The Last House on the Left (2009)
In 2002, there was a fascinatingly stupid idea given the green light, attempting to create a star vehicle for Madonna. Directed by then-husband Guy Ritchie, Swept Away is as bad as you may have heard, but interesting for a few reasons such as the fact that the movie is so impatient and jittery that it can’t wait to get to the next scene (the DVD must contain at least an hour of fully completed deleted scenes) and that as a remake it was totally pointless, watering down the politics of the Italian original, and it was a political film, mind you, and just leaving the rich snob and raggedy, angry deckhand from the boat they were separated from on a deserted island, left to fight and [eventually] fuck.

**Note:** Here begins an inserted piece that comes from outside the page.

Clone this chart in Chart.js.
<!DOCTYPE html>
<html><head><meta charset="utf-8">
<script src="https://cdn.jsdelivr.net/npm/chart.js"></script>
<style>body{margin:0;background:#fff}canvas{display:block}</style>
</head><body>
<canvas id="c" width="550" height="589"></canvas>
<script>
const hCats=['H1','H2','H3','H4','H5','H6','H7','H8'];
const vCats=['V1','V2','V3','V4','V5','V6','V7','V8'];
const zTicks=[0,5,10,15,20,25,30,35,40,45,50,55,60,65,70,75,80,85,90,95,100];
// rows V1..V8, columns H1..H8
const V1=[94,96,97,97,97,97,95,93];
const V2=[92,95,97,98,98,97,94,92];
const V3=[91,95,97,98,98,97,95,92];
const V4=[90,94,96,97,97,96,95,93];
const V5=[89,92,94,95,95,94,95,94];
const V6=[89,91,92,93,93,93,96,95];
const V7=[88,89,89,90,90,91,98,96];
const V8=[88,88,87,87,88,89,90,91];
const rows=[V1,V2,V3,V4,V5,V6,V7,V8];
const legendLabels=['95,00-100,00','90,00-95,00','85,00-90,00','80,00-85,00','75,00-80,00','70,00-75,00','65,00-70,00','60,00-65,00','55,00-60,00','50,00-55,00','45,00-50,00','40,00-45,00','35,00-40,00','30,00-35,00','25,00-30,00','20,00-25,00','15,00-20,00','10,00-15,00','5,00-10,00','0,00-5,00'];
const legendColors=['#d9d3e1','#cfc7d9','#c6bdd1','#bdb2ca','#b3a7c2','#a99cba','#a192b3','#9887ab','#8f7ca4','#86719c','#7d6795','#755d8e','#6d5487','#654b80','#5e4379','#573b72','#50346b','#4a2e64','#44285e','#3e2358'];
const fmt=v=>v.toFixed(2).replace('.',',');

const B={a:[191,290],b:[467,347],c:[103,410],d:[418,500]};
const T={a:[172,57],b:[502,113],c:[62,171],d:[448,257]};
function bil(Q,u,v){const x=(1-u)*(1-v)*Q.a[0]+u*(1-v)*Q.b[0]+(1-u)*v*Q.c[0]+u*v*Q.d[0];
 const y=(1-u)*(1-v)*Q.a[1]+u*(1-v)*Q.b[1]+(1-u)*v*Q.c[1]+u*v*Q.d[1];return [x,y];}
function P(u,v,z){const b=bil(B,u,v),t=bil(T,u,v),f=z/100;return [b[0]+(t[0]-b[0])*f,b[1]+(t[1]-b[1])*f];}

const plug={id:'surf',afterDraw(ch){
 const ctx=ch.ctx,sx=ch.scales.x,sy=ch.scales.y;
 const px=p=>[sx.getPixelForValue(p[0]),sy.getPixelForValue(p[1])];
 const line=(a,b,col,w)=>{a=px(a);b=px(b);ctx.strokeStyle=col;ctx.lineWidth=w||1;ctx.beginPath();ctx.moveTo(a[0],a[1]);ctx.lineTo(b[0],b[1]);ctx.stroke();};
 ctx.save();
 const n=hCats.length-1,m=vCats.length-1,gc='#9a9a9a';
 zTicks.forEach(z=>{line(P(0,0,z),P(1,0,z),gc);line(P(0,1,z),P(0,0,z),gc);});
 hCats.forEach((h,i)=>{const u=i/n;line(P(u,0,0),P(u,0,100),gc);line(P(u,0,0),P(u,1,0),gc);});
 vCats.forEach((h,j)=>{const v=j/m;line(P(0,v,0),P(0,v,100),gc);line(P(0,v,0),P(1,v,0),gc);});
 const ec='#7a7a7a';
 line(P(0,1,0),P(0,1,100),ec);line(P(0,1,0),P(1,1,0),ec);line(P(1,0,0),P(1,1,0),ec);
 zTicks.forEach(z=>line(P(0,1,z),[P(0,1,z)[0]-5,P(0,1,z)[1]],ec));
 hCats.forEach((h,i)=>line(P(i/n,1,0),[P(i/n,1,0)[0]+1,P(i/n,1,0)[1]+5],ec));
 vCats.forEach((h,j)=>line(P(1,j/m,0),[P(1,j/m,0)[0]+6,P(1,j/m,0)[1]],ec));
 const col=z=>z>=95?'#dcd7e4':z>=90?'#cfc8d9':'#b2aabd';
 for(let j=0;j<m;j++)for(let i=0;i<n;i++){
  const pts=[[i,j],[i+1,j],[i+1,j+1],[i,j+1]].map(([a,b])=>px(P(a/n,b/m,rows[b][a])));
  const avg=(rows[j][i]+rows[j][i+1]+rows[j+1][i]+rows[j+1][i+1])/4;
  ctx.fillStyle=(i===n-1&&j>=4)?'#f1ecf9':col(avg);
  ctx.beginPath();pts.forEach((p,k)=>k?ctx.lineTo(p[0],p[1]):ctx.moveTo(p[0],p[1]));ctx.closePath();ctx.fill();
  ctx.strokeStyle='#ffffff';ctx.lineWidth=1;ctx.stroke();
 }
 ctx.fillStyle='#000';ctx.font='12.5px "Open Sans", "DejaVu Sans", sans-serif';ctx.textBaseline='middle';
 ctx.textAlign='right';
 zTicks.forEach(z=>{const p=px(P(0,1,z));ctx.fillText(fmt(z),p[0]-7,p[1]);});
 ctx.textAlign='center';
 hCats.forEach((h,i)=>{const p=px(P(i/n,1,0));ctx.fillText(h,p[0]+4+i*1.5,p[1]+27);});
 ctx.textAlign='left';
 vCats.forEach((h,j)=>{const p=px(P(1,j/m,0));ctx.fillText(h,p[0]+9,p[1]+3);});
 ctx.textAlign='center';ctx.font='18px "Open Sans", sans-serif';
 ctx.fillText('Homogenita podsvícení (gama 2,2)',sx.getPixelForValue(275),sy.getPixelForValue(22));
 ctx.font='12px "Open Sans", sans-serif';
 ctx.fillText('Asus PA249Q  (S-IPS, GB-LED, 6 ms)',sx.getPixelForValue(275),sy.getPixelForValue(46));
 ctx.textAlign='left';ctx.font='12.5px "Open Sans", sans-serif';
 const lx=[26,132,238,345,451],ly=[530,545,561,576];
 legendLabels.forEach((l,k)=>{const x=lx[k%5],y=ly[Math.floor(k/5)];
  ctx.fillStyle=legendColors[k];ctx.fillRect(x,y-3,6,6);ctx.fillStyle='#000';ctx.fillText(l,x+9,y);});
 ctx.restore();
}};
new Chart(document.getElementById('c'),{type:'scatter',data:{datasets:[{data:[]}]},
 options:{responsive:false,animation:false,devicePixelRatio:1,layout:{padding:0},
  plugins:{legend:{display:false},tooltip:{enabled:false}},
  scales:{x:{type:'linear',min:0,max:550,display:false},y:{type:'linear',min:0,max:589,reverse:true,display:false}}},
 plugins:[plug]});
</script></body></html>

This is like remaking King Kong but leaving out the parts with the giant gorilla.
Director Dennis Iladis remake of Wes Craven infamous 1972 rape/revenge exploitation film The Last House on the Left has that same strange feel of being a remake in name only. Under producers Craven and Sean S. Cunningham’s aegis, Iladis’ film leaves out a lot of the terrible moments from the original (the goofy and inappropriate scenes with the cops, the trip from the city to the country, this version entirely takes place in the country) but also the notorious brutality and savagery of the original, such as the oral castration, which has been reduced to flirting between the villain and heroine. It is odd to see a movie so focused on being unpleasant, with plenty of gory close-ups, psychotic characters, and entirely appropriate revenge by the parents of a rape victim, portrayed in such a tame and timid fashion. And neutering the story reflects on the intensity of the film itself, which is the only reason to make it in the first place (the rape is without nudity, and mostly implied, but don’t mistake that for subtlety). While the movie is grim and exploitative (long before the rape, there are constant shots from below of the dainty victim’s crotch, and she’s wearing Daisy Dukes on top of that), it is also moralistic, which undercuts any effect it might have.

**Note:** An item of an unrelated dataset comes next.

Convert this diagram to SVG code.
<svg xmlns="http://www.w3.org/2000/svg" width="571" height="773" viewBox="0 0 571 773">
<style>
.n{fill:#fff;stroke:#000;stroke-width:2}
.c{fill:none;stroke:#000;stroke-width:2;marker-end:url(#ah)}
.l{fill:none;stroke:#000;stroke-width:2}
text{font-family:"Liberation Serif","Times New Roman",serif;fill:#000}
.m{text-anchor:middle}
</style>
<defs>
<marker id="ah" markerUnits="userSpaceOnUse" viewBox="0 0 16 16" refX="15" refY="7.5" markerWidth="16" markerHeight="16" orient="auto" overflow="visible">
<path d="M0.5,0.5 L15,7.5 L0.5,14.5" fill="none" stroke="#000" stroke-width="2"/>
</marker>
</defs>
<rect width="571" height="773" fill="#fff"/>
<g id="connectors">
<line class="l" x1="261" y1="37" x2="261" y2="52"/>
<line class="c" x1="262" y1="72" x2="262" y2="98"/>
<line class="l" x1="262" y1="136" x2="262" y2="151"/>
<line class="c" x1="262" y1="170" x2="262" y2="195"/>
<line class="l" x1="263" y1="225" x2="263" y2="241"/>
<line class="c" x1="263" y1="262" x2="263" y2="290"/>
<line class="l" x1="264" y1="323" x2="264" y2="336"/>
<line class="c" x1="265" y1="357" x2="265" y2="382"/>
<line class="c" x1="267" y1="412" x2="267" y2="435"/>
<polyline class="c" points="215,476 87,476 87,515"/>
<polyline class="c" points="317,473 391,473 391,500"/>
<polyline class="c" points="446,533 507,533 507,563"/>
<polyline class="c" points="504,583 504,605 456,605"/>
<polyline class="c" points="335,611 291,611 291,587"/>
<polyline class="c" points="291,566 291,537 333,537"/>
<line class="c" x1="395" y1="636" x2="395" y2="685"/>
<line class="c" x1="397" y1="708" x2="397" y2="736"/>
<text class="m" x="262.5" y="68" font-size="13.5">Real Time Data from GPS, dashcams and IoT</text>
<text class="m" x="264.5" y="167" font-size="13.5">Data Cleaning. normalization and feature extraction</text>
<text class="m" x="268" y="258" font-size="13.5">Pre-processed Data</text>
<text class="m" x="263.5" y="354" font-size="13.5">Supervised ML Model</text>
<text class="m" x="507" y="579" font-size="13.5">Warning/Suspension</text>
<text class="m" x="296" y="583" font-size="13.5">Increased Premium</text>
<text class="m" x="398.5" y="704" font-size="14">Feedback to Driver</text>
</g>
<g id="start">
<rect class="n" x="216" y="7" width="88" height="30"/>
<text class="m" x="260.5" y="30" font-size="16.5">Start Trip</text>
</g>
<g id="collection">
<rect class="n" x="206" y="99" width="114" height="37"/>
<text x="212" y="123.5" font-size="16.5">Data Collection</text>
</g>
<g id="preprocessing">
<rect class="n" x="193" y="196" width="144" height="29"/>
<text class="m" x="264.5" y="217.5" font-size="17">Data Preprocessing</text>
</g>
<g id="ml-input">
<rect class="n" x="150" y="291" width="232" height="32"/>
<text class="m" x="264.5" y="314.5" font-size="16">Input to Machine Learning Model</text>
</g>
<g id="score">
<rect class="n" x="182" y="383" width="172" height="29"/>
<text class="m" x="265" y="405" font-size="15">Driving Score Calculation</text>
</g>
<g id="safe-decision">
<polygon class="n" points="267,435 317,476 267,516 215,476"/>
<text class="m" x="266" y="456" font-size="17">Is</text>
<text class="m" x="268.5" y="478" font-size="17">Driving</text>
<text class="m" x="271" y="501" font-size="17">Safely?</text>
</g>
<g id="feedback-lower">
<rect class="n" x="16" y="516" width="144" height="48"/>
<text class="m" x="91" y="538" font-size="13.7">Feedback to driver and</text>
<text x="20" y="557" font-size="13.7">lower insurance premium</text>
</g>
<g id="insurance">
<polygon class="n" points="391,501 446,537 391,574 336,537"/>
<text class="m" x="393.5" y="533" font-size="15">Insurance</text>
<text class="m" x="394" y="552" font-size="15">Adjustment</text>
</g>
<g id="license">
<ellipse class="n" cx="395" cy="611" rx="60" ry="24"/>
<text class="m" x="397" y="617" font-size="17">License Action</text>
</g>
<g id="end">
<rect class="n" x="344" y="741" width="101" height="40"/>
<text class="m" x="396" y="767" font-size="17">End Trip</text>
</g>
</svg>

It is disingenuous enough to remake a Grindhouse-style movie with studio money, because it automatically takes away the charming grit and grime of the shoestring original (and the original The Last House on the Left is a very, very bad and dated film, not much to live up to). Perhaps as reaction to that, the actors are mostly listless and distracted, especially Monica Potter as the victim’s mother, who is supposed to progressively get more and more paranoid throughout, but she looks agitated and disturbed from minute one, well before there’s any thought of physical and mental violation. She seems to be terribly unhappy at the family’s country house, maybe there’s a subplot that was cut dealing with her impending divorce from the honest and noble Dr. Husband, played by the only real name in the cast, Tony Goldwyn. Early on, Goldwyn spends time looking at his shoes while speaking, instead of the other actors, and at later points looks put upon and annoyed by his murderous captors, as opposed to either scared or angry. It would only make sense that there was a lot of material cut out, considering the stream of continuity errors skimmed over (a rock to the face apparently causes no bruising or bleeding whatsoever), and yet the movie is nearly 2 hours long, unacceptable for a film of this type.

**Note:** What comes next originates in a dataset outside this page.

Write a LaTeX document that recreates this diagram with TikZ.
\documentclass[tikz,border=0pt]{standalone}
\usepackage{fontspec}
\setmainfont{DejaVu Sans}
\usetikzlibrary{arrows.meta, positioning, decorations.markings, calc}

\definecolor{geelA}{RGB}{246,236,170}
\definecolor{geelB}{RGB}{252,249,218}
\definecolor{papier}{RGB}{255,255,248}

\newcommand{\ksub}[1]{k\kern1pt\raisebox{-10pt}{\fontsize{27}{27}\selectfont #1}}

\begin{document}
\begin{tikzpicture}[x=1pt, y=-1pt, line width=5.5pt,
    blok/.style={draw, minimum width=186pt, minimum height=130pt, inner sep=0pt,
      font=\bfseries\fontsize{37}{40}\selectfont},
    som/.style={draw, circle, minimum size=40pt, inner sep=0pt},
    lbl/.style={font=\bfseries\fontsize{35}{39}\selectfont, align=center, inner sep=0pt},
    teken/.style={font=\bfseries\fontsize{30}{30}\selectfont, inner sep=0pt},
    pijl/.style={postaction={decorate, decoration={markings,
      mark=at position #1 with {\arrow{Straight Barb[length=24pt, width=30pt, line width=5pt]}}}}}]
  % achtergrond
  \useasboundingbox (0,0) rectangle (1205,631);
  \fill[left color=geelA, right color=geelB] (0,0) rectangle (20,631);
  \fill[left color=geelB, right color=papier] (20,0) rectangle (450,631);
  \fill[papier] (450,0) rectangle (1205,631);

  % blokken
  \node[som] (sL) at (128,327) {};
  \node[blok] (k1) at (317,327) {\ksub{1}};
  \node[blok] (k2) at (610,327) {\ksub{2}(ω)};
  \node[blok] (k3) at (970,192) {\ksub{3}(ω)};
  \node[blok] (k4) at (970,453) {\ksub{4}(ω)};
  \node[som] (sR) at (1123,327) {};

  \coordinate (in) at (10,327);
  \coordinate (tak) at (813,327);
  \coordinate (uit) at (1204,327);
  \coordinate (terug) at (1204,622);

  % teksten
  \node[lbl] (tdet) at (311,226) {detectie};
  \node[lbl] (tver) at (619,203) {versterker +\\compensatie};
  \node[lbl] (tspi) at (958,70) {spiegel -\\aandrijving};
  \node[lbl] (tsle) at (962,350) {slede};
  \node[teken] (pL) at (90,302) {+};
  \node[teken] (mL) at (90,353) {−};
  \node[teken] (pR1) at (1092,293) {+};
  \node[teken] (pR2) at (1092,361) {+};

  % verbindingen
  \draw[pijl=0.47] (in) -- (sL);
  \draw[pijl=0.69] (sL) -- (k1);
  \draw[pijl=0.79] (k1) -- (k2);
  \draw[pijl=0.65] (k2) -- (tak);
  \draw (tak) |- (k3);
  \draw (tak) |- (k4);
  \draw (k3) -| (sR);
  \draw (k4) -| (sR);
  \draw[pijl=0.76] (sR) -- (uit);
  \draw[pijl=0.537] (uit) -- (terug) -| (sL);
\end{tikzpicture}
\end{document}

Part of what drags the remake out is three different endings, all tonally different, and all appearing to be test marketed to the point of either being a silly cartoon (microwaves don’t work with the door open, there are also a lot of humorously self-aware quips by the villains) or sappy (that two extra characters survive defies all logic and impact) on top of the violent one already in place. The test marketing seems to have extended to the casting, as each of the unknown leads looks exactly and distractingly like a semi-famous B-level star (Timothy Olyphant, Alexis Bledel, Paul Dano) but Craven and Cunningham skimped and went with was replicas instead. Since the structure of the movie is so simplistic, the cheapness of the enterprise is the only disturbing thing about the film. The Last House on the Left is like a 99 cent store version of a remake.